Ilze and Heinrich built the house themselves, resulting in some interesting challenges. “We hung the roof by its bootstraps and built the slab underneath it. We rebuilt some of the walls that carried the ceiling – so we kept historical things above and built new things below. Physically keeping the roof in the air was hard!”

At first they had no intention of building themselves, but extremely high quotes from builders drove them to take up the task. “We asked Gwen and Gawie Fagan for advice, because they also did their own house. They both agreed they’d do it all over again if they had the chance, but Gwen said if we wanted to give ourselves a real deadline, we should have children at the same time,” Ilze remembers.

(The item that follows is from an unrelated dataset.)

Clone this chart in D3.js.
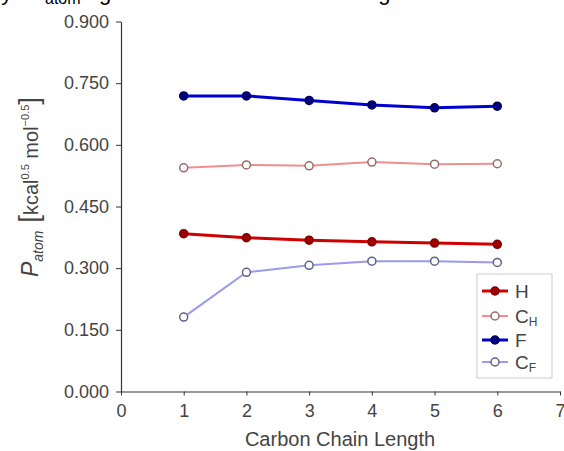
<!DOCTYPE html>
<html><head><meta charset="utf-8">
<script src="https://cdn.jsdelivr.net/npm/d3@7"></script>
<style>body{margin:0;background:#fff}svg{display:block}</style>
</head><body>
<svg id="c" width="564" height="451"></svg>
<script>
const chainLength = [1, 2, 3, 4, 5, 6];
const seriesNames = ["H", "C_H", "F", "C_F"];
const valuesH  = [0.384, 0.374, 0.368, 0.364, 0.361, 0.358];
const valuesCH = [0.544, 0.551, 0.549, 0.558, 0.553, 0.554];
const valuesF  = [0.719, 0.719, 0.708, 0.697, 0.690, 0.694];
const valuesCF = [0.181, 0.290, 0.307, 0.317, 0.317, 0.314];
const yTicks = [0, 0.15, 0.30, 0.45, 0.60, 0.75, 0.90];
const xTicks = [0, 1, 2, 3, 4, 5, 6, 7];

const svg = d3.select("#c");
const x = d3.scaleLinear().domain([0, 7]).range([121, 560]);
const y = d3.scaleLinear().domain([0, 0.9]).range([391.5, 21.5]);

// clipped caption above the chart
const cap = svg.append("text").attr("y", 0).attr("font-family", "Liberation Sans, Arial, sans-serif")
  .attr("font-size", 22).attr("fill", "#000");
cap.append("tspan").attr("x", -11).text("by");
cap.append("tspan").attr("x", 22).attr("font-style", "italic").text("P");
cap.append("tspan").attr("x", 45).attr("font-size", 16).attr("dy", 4).text("atom");
cap.append("tspan").attr("dy", -4).text(" against the carbon chain");
cap.append("tspan").attr("x", 349).text("length");

const fontTick = "Liberation Sans, Arial, sans-serif";
const gy = svg.append("g").attr("transform", `translate(${x(0)},0)`)
  .call(d3.axisLeft(y).tickValues(yTicks).tickFormat(d3.format(".3f")).tickSize(5).tickSizeOuter(0));
gy.select(".domain").attr("stroke", "#333").attr("stroke-width", 1.2);
gy.selectAll(".tick line").attr("stroke", "#333");
gy.selectAll(".tick text").attr("font-family", fontTick).attr("font-size", 18).attr("fill", "#444").attr("x", -12);

const gx = svg.append("g").attr("transform", `translate(0,${y(0)})`)
  .call(d3.axisBottom(x).tickValues(xTicks).tickFormat(d3.format("d")).tickSize(4).tickSizeOuter(0));
gx.select(".domain").attr("stroke", "#333").attr("stroke-width", 1.2);
gx.selectAll(".tick line").attr("stroke", "#333");
gx.selectAll(".tick text").attr("font-family", fontTick).attr("font-size", 18).attr("fill", "#444").attr("y", 13);

// axis labels
svg.append("text").attr("x", 340).attr("y", 446).attr("text-anchor", "middle")
  .attr("font-family", fontTick).attr("font-size", 20).attr("fill", "#444").text("Carbon Chain Length");

const yl = svg.append("text").attr("transform", "translate(38,187) rotate(-90)").attr("text-anchor", "middle")
  .attr("font-family", fontTick).attr("font-size", 20).attr("fill", "#444");
yl.append("tspan").attr("font-style", "italic").attr("font-size", 23).text("P");
yl.append("tspan").attr("font-size", 14).attr("dy", 5).attr("font-style", "italic").text("atom");
yl.append("tspan").attr("dy", -5).attr("font-size", 28).text(" [");
yl.append("tspan").text("kcal");
yl.append("tspan").attr("font-size", 11).attr("dy", -9).text("0.5");
yl.append("tspan").attr("dy", 9).text(" mol");
yl.append("tspan").attr("font-size", 11).attr("dy", -9).text("\u22120.5");
yl.append("tspan").attr("dy", 9).attr("font-size", 28).text("]");

const series = [
  {name: "H", sub: "", vals: valuesH, line: "#d00000", lw: 3, mfill: "#a00000", mstroke: "#800000", r: 4},
  {name: "C", sub: "H", vals: valuesCH, line: "#ee9090", lw: 2, mfill: "#ffffff", mstroke: "#9a6a6a", r: 4},
  {name: "F", sub: "", vals: valuesF, line: "#0000d0", lw: 3, mfill: "#000080", mstroke: "#000060", r: 4},
  {name: "C", sub: "F", vals: valuesCF, line: "#9a9aee", lw: 2, mfill: "#ffffff", mstroke: "#60608a", r: 4}
];

const line = d3.line().x((d, i) => x(chainLength[i])).y(d => y(d));
series.forEach(s => {
  svg.append("path").attr("d", line(s.vals)).attr("fill", "none").attr("stroke", s.line).attr("stroke-width", s.lw);
  svg.selectAll(null).data(s.vals).enter().append("circle")
    .attr("cx", (d, i) => x(chainLength[i])).attr("cy", d => y(d)).attr("r", s.r)
    .attr("fill", s.mfill).attr("stroke", s.mstroke).attr("stroke-width", 1.5);
});

// legend
const lg = svg.append("g");
lg.append("rect").attr("x", 477).attr("y", 274).attr("width", 75).attr("height", 104)
  .attr("fill", "#fff").attr("stroke", "#ccc").attr("stroke-width", 1);
const ly = [291, 316, 340, 362];
series.forEach((s, i) => {
  const yy = ly[i];
  lg.append("line").attr("x1", 482).attr("x2", 508).attr("y1", yy).attr("y2", yy)
    .attr("stroke", s.line).attr("stroke-width", s.lw);
  lg.append("circle").attr("cx", 495).attr("cy", yy).attr("r", s.r)
    .attr("fill", s.mfill).attr("stroke", s.mstroke).attr("stroke-width", 1.5);
  const t = lg.append("text").attr("x", 515).attr("y", yy + 7).attr("font-family", fontTick)
    .attr("font-size", 19).attr("fill", "#444");
  t.append("tspan").text(s.name);
  if (s.sub) t.append("tspan").attr("font-size", 12).attr("dy", 3).text(s.sub);
});
</script>
</body></html>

They managed to finish the project before populating the front room with two boys. “It was going to be our work room and studio,” Ilze muses with a smile, “but things change.”

And if they could do it again, would they change anything? Heinrich: “We probably could have made it smaller. We sit very far from the TV.”

Ilze: “I still don’t know why we have two basins in our bathroom.”

“We were trying to elevate ourselves out of the middle class,” Heinrich says, laughing, aptly ending the story the way it began.